## [Task]
Output the data word for word, dropping every image.

■ ■ ■

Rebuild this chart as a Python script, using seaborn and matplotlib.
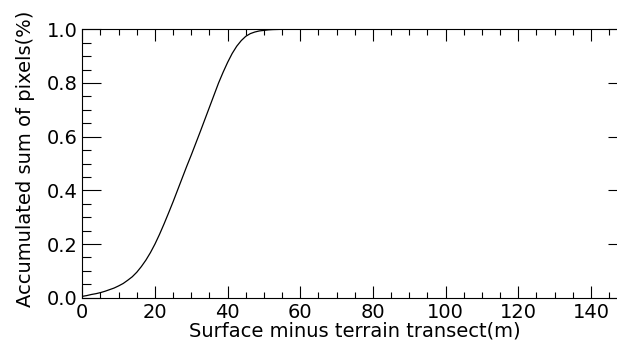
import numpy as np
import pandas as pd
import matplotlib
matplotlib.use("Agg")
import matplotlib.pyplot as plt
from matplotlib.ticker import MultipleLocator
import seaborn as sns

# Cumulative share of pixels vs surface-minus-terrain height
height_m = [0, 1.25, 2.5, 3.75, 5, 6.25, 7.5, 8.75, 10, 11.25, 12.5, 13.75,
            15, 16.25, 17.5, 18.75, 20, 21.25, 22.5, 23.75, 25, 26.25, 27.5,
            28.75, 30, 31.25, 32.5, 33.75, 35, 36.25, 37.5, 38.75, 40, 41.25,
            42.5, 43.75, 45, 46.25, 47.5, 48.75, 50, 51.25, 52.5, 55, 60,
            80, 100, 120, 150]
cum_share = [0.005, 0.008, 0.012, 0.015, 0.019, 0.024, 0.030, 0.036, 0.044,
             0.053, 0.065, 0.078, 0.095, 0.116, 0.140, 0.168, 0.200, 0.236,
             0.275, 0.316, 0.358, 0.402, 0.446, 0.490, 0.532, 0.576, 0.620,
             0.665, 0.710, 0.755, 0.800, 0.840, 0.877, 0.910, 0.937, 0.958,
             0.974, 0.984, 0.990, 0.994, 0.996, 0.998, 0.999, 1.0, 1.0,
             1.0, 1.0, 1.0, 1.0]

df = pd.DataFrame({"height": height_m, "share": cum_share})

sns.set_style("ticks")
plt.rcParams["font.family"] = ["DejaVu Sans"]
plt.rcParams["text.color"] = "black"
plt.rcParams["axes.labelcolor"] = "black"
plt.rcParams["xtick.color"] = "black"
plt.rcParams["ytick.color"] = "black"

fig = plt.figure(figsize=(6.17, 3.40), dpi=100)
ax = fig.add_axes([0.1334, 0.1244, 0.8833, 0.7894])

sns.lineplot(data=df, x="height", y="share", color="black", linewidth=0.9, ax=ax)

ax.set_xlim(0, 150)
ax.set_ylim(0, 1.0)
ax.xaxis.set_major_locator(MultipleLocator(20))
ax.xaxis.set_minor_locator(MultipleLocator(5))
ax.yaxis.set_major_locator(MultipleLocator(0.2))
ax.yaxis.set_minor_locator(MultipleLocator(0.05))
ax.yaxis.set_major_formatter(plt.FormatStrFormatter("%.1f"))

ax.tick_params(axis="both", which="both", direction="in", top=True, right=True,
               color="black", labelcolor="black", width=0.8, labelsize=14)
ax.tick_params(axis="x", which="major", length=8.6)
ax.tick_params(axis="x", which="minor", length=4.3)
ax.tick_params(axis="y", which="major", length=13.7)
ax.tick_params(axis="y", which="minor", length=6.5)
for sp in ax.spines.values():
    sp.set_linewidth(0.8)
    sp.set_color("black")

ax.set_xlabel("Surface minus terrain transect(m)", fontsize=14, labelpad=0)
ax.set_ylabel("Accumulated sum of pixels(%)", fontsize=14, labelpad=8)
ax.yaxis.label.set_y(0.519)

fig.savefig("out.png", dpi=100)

■ ■ ■

## [Exercise result]
Rebuild this chart as a Python script, using seaborn and matplotlib.
import numpy as np
import pandas as pd
import matplotlib
matplotlib.use("Agg")
import matplotlib.pyplot as plt
from matplotlib.ticker import MultipleLocator
import seaborn as sns

# Cumulative share of pixels vs surface-minus-terrain height
height_m = [0, 1.25, 2.5, 3.75, 5, 6.25, 7.5, 8.75, 10, 11.25, 12.5, 13.75,
            15, 16.25, 17.5, 18.75, 20, 21.25, 22.5, 23.75, 25, 26.25, 27.5,
            28.75, 30, 31.25, 32.5, 33.75, 35, 36.25, 37.5, 38.75, 40, 41.25,
            42.5, 43.75, 45, 46.25, 47.5, 48.75, 50, 51.25, 52.5, 55, 60,
            80, 100, 120, 150]
cum_share = [0.005, 0.008, 0.012, 0.015, 0.019, 0.024, 0.030, 0.036, 0.044,
             0.053, 0.065, 0.078, 0.095, 0.116, 0.140, 0.168, 0.200, 0.236,
             0.275, 0.316, 0.358, 0.402, 0.446, 0.490, 0.532, 0.576, 0.620,
             0.665, 0.710, 0.755, 0.800, 0.840, 0.877, 0.910, 0.937, 0.958,
             0.974, 0.984, 0.990, 0.994, 0.996, 0.998, 0.999, 1.0, 1.0,
             1.0, 1.0, 1.0, 1.0]

df = pd.DataFrame({"height": height_m, "share": cum_share})

sns.set_style("ticks")
plt.rcParams["font.family"] = ["DejaVu Sans"]
plt.rcParams["text.color"] = "black"
plt.rcParams["axes.labelcolor"] = "black"
plt.rcParams["xtick.color"] = "black"
plt.rcParams["ytick.color"] = "black"

fig = plt.figure(figsize=(6.17, 3.40), dpi=100)
ax = fig.add_axes([0.1334, 0.1244, 0.8833, 0.7894])

sns.lineplot(data=df, x="height", y="share", color="black", linewidth=0.9, ax=ax)

ax.set_xlim(0, 150)
ax.set_ylim(0, 1.0)
ax.xaxis.set_major_locator(MultipleLocator(20))
ax.xaxis.set_minor_locator(MultipleLocator(5))
ax.yaxis.set_major_locator(MultipleLocator(0.2))
ax.yaxis.set_minor_locator(MultipleLocator(0.05))
ax.yaxis.set_major_formatter(plt.FormatStrFormatter("%.1f"))

ax.tick_params(axis="both", which="both", direction="in", top=True, right=True,
               color="black", labelcolor="black", width=0.8, labelsize=14)
ax.tick_params(axis="x", which="major", length=8.6)
ax.tick_params(axis="x", which="minor", length=4.3)
ax.tick_params(axis="y", which="major", length=13.7)
ax.tick_params(axis="y", which="minor", length=6.5)
for sp in ax.spines.values():
    sp.set_linewidth(0.8)
    sp.set_color("black")

ax.set_xlabel("Surface minus terrain transect(m)", fontsize=14, labelpad=0)
ax.set_ylabel("Accumulated sum of pixels(%)", fontsize=14, labelpad=8)
ax.yaxis.label.set_y(0.519)

fig.savefig("out.png", dpi=100)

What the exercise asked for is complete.